Major Move Coming?

The big story in the markets is record low volatility, with the VIX dropping to a level not seen since 1993 while shares are trading at record levels. There have only been three moves in the S&Ps of 1% or more since the start of the year; based on the norm, there would have been 19. Investors have never been more complacent, according to sentiment measures.

It is just too quiet, disturbingly quiet, with markets sliding up every day, leaving little gaps in the morning and never correcting. The NASDAQ has left at least 44 unfilled gaps since the bull market began in March 2009. In the old days, we used to say that gaps are almost always filled, sooner or later. This is definitely later.

A chart of the QQQs over the past year and a half is a stunner: 16 open gaps. None have been filled; none have ever even bothered to revisit their trading range. Ever since the February, 2016 correction (the last correction ever?), subsequent ongoing record global central bank intervention in markets has opened gaps, driven markets up and reduced volatility.

Source: Northman Trader

Massive liquidity issues in Chinese wealth management products, commodities crashing, oil plunging, US macro data disappointing, earnings misses and Buffett dumping Big Blue—and yet the Dow just had its quietest eight days since 1952!

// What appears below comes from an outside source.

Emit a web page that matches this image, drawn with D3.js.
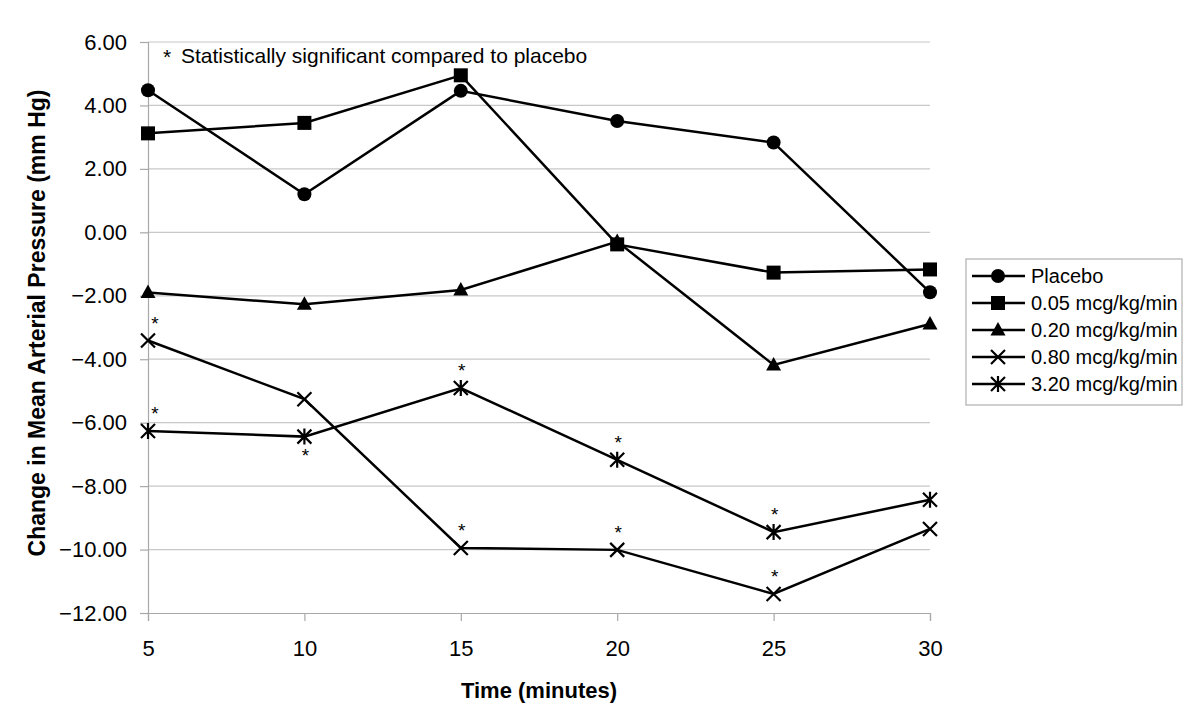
<!DOCTYPE html>
<html><head><meta charset="utf-8">
<script src="https://cdn.jsdelivr.net/npm/d3@7"></script>
<style>
body{margin:0;background:#fff;}
text{font-family:"Liberation Sans",Arial,sans-serif;fill:#000;}
</style></head><body>
<svg id="chart" width="1200" height="716"></svg>
<script>
const times = [5, 10, 15, 20, 25, 30];
const seriesNames = ["Placebo", "0.05 mcg/kg/min", "0.20 mcg/kg/min", "0.80 mcg/kg/min", "3.20 mcg/kg/min"];
const placebo = [4.48, 1.20, 4.46, 3.51, 2.83, -1.89];
const dose005 = [3.12, 3.45, 4.95, -0.38, -1.27, -1.17];
const dose020 = [-1.90, -2.27, -1.82, -0.29, -4.18, -2.89];
const dose080 = [-3.41, -5.26, -9.95, -10.01, -11.40, -9.35];
const dose320 = [-6.26, -6.44, -4.91, -7.17, -9.45, -8.43];
const yTicks = [6, 4, 2, 0, -2, -4, -6, -8, -10, -12];
const xTicks = [5, 10, 15, 20, 25, 30];
const markerTypes = ["circle", "square", "triangle", "x", "asterisk"];
// significance markers: series index, time, placed below point?
const sigSeries = [3, 4, 4, 4, 3, 4, 3, 4, 3];
const sigTimes  = [5, 5, 10, 15, 15, 20, 20, 25, 25];
const sigBelow  = [false, false, true, false, false, false, false, false, false];
const noteText = "Statistically significant compared to placebo";
const xTitle = "Time (minutes)";
const yTitle = "Change in Mean Arterial Pressure (mm Hg)";

const allSeries = [placebo, dose005, dose020, dose080, dose320];

const svg = d3.select("#chart");
const x = d3.scaleLinear().domain([5, 30]).range([148, 930]);
const y = d3.scaleLinear().domain([-12, 6]).range([613, 42]);

// gridlines
svg.append("g").selectAll("line").data(yTicks.filter(d => d !== -12)).join("line")
  .attr("x1", x(5)).attr("x2", x(30))
  .attr("y1", d => y(d)).attr("y2", d => y(d))
  .attr("stroke", "#c8c8c8").attr("stroke-width", 1.2);

// y axis
const yAxis = svg.append("g").attr("transform", `translate(${x(5)},0)`)
  .call(d3.axisLeft(y).tickValues(yTicks).tickFormat(d3.format(".2f")).tickSize(8).tickPadding(13));
yAxis.select(".domain").attr("stroke", "#a8a8a8").attr("stroke-width", 1.2);
yAxis.selectAll(".tick line").attr("stroke", "#a8a8a8").attr("stroke-width", 1.2);
yAxis.selectAll(".tick text").attr("font-size", 22).attr("font-family", "Liberation Sans, Arial, sans-serif").attr("fill", "#000");

// x axis
const xAxis = svg.append("g").attr("transform", `translate(0,${y(-12)})`)
  .call(d3.axisBottom(x).tickValues(xTicks).tickFormat(d3.format("d")).tickSize(8).tickPadding(19));
xAxis.select(".domain").attr("stroke", "#a8a8a8").attr("stroke-width", 1.2);
xAxis.selectAll(".tick line").attr("stroke", "#a8a8a8").attr("stroke-width", 1.2);
xAxis.selectAll(".tick text").attr("font-size", 22).attr("font-family", "Liberation Sans, Arial, sans-serif").attr("fill", "#000");

// axis titles
svg.append("text").attr("x", x(17.5)).attr("y", 698).attr("text-anchor", "middle")
  .attr("font-size", 22).attr("font-weight", "bold").text(xTitle);
svg.append("text").attr("transform", `translate(45,323) rotate(-90)`)
  .attr("text-anchor", "middle").attr("font-size", 23).attr("font-weight", "bold").text(yTitle);

// note
svg.append("text").attr("x", 163).attr("y", 64).attr("font-size", 21).text("*");
svg.append("text").attr("x", 181).attr("y", 63).attr("font-size", 21).text(noteText);

function drawMarker(g, type, cx, cy) {
  const s = 7;
  if (type === "circle") {
    g.append("circle").attr("cx", cx).attr("cy", cy).attr("r", 7).attr("fill", "#000");
  } else if (type === "square") {
    g.append("rect").attr("x", cx - 7).attr("y", cy - 7).attr("width", 14).attr("height", 14).attr("fill", "#000");
  } else if (type === "triangle") {
    g.append("path").attr("d", `M${cx},${cy-8} L${cx+7.5},${cy+5.5} L${cx-7.5},${cy+5.5} Z`).attr("fill", "#000");
  } else if (type === "x") {
    g.append("path").attr("d", `M${cx-s},${cy-s} L${cx+s},${cy+s} M${cx-s},${cy+s} L${cx+s},${cy-s}`)
      .attr("stroke", "#000").attr("stroke-width", 2.2).attr("fill", "none");
  } else if (type === "asterisk") {
    g.append("path").attr("d", `M${cx-s},${cy-s} L${cx+s},${cy+s} M${cx-s},${cy+s} L${cx+s},${cy-s} M${cx},${cy-s-1} L${cx},${cy+s+1}`)
      .attr("stroke", "#000").attr("stroke-width", 2.2).attr("fill", "none");
  }
}

const line = d3.line().x((d, i) => x(times[i])).y(d => y(d));
allSeries.forEach((vals, si) => {
  const g = svg.append("g");
  g.append("path").attr("d", line(vals)).attr("fill", "none").attr("stroke", "#000").attr("stroke-width", 2.5);
  vals.forEach((v, i) => drawMarker(g, markerTypes[si], x(times[i]), y(v)));
});

// significance asterisks
sigSeries.forEach((si, k) => {
  const t = sigTimes[k];
  const v = allSeries[si][times.indexOf(t)];
  const dx = t === 5 ? 7 : 1;
  const cy = y(v) + (sigBelow[k] ? 16 : -20);
  svg.append("text").attr("x", x(t) + dx).attr("y", cy + 9).attr("text-anchor", "middle")
    .attr("font-size", 19).text("*");
});

// legend
const lg = svg.append("g");
lg.append("rect").attr("x", 966).attr("y", 259).attr("width", 216).attr("height", 146)
  .attr("fill", "#fff").attr("stroke", "#b0b0b0").attr("stroke-width", 1.2);
seriesNames.forEach((name, i) => {
  const cy = 276 + i * 27;
  lg.append("line").attr("x1", 972).attr("x2", 1025).attr("y1", cy).attr("y2", cy)
    .attr("stroke", "#000").attr("stroke-width", 2.5);
  drawMarker(lg, markerTypes[i], 998, cy);
  lg.append("text").attr("x", 1031).attr("y", cy + 7).attr("font-size", 20).text(name);
});
</script>
</body></html>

CitiBank’s US Macro data has negatively surprised for seven straight weeks, dropping to its weakest level since October. The Trump effect has faded but markets still soar.

Gallup’s US Economic Confidence Index is the average of two components: how Americans rate current economic conditions and whether they feel the economy is improving or getting worse. And that is where the bigger problem lies; ‘hope’ about the future is falling rapidly.

Fewer Americans last week said the economy was “getting better” (45%) than said it was “getting worse” (49%), leaving the economic outlook component at -4, its worst score since Trump’s election (during the week of Nov. 7-13), when it measured -5. It is now nearly 20 points below its recent high of +15 set in early March and nine points lower than its average score in the post-election period.

Despite record high stocks and recently dropping gas prices and a constant narrative of how fast wages are growing, consumers are losing faith in the Trump miracle. Tax cuts and infrastructure spending are nowhere in sight.

In my mind, the stage has been set: lots of unfilled gaps, record low volatility, declining data and falling confidence add up to serious fragility in the markets. In my experience, when markets are unusually quiet they are preparing for a major move. Aren’t you better off on the sidelines dear reader?